-- Work to complete --
Take the lines from the top down to and including the one with "(918,646) -- (929,658);" and repeat them exactly. Omit images.

-------- Source excerpt

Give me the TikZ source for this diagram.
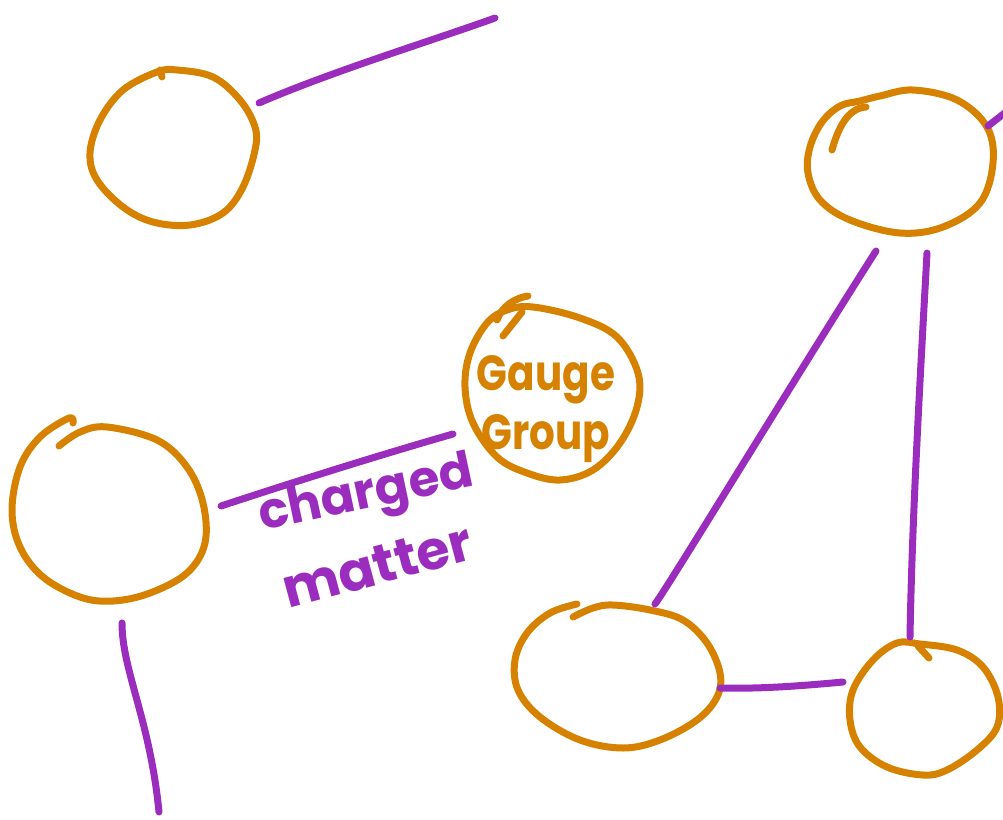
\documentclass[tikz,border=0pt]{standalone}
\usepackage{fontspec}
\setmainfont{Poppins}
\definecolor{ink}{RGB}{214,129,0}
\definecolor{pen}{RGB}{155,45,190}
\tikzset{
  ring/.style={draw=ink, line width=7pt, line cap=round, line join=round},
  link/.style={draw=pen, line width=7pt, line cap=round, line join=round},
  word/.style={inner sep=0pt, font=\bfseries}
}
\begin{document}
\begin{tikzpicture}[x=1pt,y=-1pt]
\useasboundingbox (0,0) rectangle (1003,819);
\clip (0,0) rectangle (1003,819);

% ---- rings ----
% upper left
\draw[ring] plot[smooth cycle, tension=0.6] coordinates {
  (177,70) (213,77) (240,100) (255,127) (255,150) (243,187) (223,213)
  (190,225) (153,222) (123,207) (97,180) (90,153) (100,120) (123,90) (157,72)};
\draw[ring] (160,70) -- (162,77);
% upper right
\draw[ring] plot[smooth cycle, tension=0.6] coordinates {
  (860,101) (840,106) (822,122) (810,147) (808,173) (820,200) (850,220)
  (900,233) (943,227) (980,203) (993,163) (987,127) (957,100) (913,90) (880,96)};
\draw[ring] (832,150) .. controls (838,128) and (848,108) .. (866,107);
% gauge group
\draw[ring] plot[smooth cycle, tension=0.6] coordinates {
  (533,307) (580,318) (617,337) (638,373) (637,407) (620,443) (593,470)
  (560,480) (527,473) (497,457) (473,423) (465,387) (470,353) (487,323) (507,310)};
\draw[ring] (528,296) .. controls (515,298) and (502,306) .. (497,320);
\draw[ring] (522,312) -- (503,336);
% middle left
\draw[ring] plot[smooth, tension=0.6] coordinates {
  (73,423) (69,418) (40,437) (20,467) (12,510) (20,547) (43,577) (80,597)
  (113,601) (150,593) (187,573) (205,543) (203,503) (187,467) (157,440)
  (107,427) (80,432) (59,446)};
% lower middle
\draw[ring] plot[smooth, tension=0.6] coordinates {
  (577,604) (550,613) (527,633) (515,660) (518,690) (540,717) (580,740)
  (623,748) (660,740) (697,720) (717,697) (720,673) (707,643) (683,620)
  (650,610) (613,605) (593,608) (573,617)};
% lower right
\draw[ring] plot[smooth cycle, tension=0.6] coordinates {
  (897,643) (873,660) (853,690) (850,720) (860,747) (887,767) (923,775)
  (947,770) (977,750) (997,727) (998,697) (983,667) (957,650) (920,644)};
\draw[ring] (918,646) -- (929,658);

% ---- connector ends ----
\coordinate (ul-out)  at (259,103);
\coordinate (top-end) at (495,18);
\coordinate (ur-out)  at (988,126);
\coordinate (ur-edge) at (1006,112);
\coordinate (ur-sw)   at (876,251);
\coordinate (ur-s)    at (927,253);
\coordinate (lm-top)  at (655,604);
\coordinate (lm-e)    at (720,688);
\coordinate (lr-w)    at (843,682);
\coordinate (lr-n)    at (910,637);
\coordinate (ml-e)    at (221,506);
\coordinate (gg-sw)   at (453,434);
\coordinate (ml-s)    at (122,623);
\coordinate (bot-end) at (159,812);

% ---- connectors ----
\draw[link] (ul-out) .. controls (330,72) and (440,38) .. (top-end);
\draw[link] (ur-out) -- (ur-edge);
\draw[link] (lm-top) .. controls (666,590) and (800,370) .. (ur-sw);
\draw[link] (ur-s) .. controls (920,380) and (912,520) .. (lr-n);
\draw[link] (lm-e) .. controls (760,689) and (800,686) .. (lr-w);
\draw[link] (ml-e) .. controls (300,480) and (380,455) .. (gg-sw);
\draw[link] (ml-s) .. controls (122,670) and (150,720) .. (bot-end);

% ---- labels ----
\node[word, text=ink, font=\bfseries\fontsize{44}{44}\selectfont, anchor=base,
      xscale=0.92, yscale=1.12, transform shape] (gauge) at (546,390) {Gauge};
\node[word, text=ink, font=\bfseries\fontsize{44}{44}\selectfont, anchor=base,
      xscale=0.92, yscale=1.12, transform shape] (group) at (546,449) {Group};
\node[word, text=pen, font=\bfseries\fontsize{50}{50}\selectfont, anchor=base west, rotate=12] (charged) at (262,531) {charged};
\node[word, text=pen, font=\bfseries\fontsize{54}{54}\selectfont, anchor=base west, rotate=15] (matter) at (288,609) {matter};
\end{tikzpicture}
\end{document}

----------------

-- Full output --
Give me the TikZ source for this diagram.
\documentclass[tikz,border=0pt]{standalone}
\usepackage{fontspec}
\setmainfont{Poppins}
\definecolor{ink}{RGB}{214,129,0}
\definecolor{pen}{RGB}{155,45,190}
\tikzset{
  ring/.style={draw=ink, line width=7pt, line cap=round, line join=round},
  link/.style={draw=pen, line width=7pt, line cap=round, line join=round},
  word/.style={inner sep=0pt, font=\bfseries}
}
\begin{document}
\begin{tikzpicture}[x=1pt,y=-1pt]
\useasboundingbox (0,0) rectangle (1003,819);
\clip (0,0) rectangle (1003,819);

% ---- rings ----
% upper left
\draw[ring] plot[smooth cycle, tension=0.6] coordinates {
  (177,70) (213,77) (240,100) (255,127) (255,150) (243,187) (223,213)
  (190,225) (153,222) (123,207) (97,180) (90,153) (100,120) (123,90) (157,72)};
\draw[ring] (160,70) -- (162,77);
% upper right
\draw[ring] plot[smooth cycle, tension=0.6] coordinates {
  (860,101) (840,106) (822,122) (810,147) (808,173) (820,200) (850,220)
  (900,233) (943,227) (980,203) (993,163) (987,127) (957,100) (913,90) (880,96)};
\draw[ring] (832,150) .. controls (838,128) and (848,108) .. (866,107);
% gauge group
\draw[ring] plot[smooth cycle, tension=0.6] coordinates {
  (533,307) (580,318) (617,337) (638,373) (637,407) (620,443) (593,470)
  (560,480) (527,473) (497,457) (473,423) (465,387) (470,353) (487,323) (507,310)};
\draw[ring] (528,296) .. controls (515,298) and (502,306) .. (497,320);
\draw[ring] (522,312) -- (503,336);
% middle left
\draw[ring] plot[smooth, tension=0.6] coordinates {
  (73,423) (69,418) (40,437) (20,467) (12,510) (20,547) (43,577) (80,597)
  (113,601) (150,593) (187,573) (205,543) (203,503) (187,467) (157,440)
  (107,427) (80,432) (59,446)};
% lower middle
\draw[ring] plot[smooth, tension=0.6] coordinates {
  (577,604) (550,613) (527,633) (515,660) (518,690) (540,717) (580,740)
  (623,748) (660,740) (697,720) (717,697) (720,673) (707,643) (683,620)
  (650,610) (613,605) (593,608) (573,617)};
% lower right
\draw[ring] plot[smooth cycle, tension=0.6] coordinates {
  (897,643) (873,660) (853,690) (850,720) (860,747) (887,767) (923,775)
  (947,770) (977,750) (997,727) (998,697) (983,667) (957,650) (920,644)};
\draw[ring] (918,646) -- (929,658);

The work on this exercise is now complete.